TASK INSTRUCTIONS:
Search the material below for the string "draw" and extract each line that has it.

COLLECTED DATA:
* * * * * * *

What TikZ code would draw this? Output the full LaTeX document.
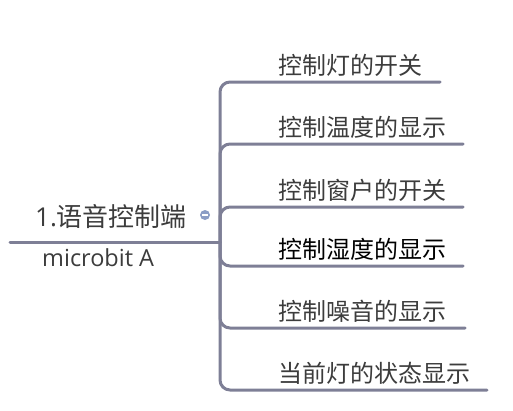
\documentclass[tikz,border=0pt]{standalone}
\usepackage{fontspec}
\setmainfont{Open Sans}
\newfontfamily\cjk{Noto Sans CJK SC}
\usetikzlibrary{positioning}
\definecolor{branchgray}{RGB}{126,127,150}
\definecolor{textgray}{RGB}{60,60,60}
\definecolor{knobblue}{RGB}{140,158,198}
\tikzset{
  topic/.style={inner sep=0pt, anchor=base west, text=textgray, font=\cjk\fontsize{24}{28}\selectfont},
  mainlabel/.style={inner sep=0pt, anchor=base west, text=textgray, font=\fontsize{26}{30}\selectfont},
  sublabel/.style={inner sep=0pt, anchor=base west, text=textgray, font=\fontsize{23.5}{28}\selectfont},
  branch/.style={draw=branchgray, line width=3pt, rounded corners=10pt, line cap=round},
}
\begin{document}
\begin{tikzpicture}[x=1pt, y=-1pt]
  \useasboundingbox (0,0) rectangle (513,410);
  % main topic
  \node [style=mainlabel] (main) at (35, 226) {1.{\cjk 语音控制端}};
  \node [style=sublabel] (sub) at (42, 266) {microbit A};
  \coordinate (start) at (10, 242);
  \coordinate (hub) at (220, 242);
  % subtopics
  \node [style=topic] (t1) at (278, 74) {控制灯的开关};
  \node [style=topic] (t2) at (278, 136) {控制温度的显示};
  \node [style=topic] (t3) at (278, 199) {控制窗户的开关};
  \node [style=topic, text=black] (t4) at (278, 258) {控制湿度的显示};
  \node [style=topic] (t5) at (278, 320) {控制噪音的显示};
  \node [style=topic] (t6) at (278, 382) {当前灯的状态显示};
  \coordinate (e1) at (440, 82);
  \coordinate (e2) at (463, 144);
  \coordinate (e3) at (463, 207);
  \coordinate (e4) at (463, 266);
  \coordinate (e5) at (465, 328);
  \coordinate (e6) at (487, 390);
  % lines
  \draw [style=branch] (start) -- (hub);
  \draw [style=branch] (hub) |- (e1);
  \draw [style=branch] (hub) |- (e2);
  \draw [style=branch] (hub) |- (e3);
  \draw [style=branch] (hub) |- (e4);
  \draw [style=branch] (hub) |- (e5);
  \draw [style=branch] (hub) |- (e6);
  % collapse knob
  \node [circle, fill=knobblue, minimum size=10pt, inner sep=0pt] (knob) at (205, 215) {};
  \draw [white, line width=1.5pt] ([xshift=-2.8pt]knob.center) -- ([xshift=2.8pt]knob.center);
\end{tikzpicture}
\end{document}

* * * * * * *

RESULT OF THIS TASK:
What TikZ code would draw this? Output the full LaTeX document.
  branch/.style={draw=branchgray, line width=3pt, rounded corners=10pt, line cap=round},
  \draw [style=branch] (start) -- (hub);
  \draw [style=branch] (hub) |- (e1);
  \draw [style=branch] (hub) |- (e2);
  \draw [style=branch] (hub) |- (e3);
  \draw [style=branch] (hub) |- (e4);
  \draw [style=branch] (hub) |- (e5);
  \draw [style=branch] (hub) |- (e6);
  \draw [white, line width=1.5pt] ([xshift=-2.8pt]knob.center) -- ([xshift=2.8pt]knob.center);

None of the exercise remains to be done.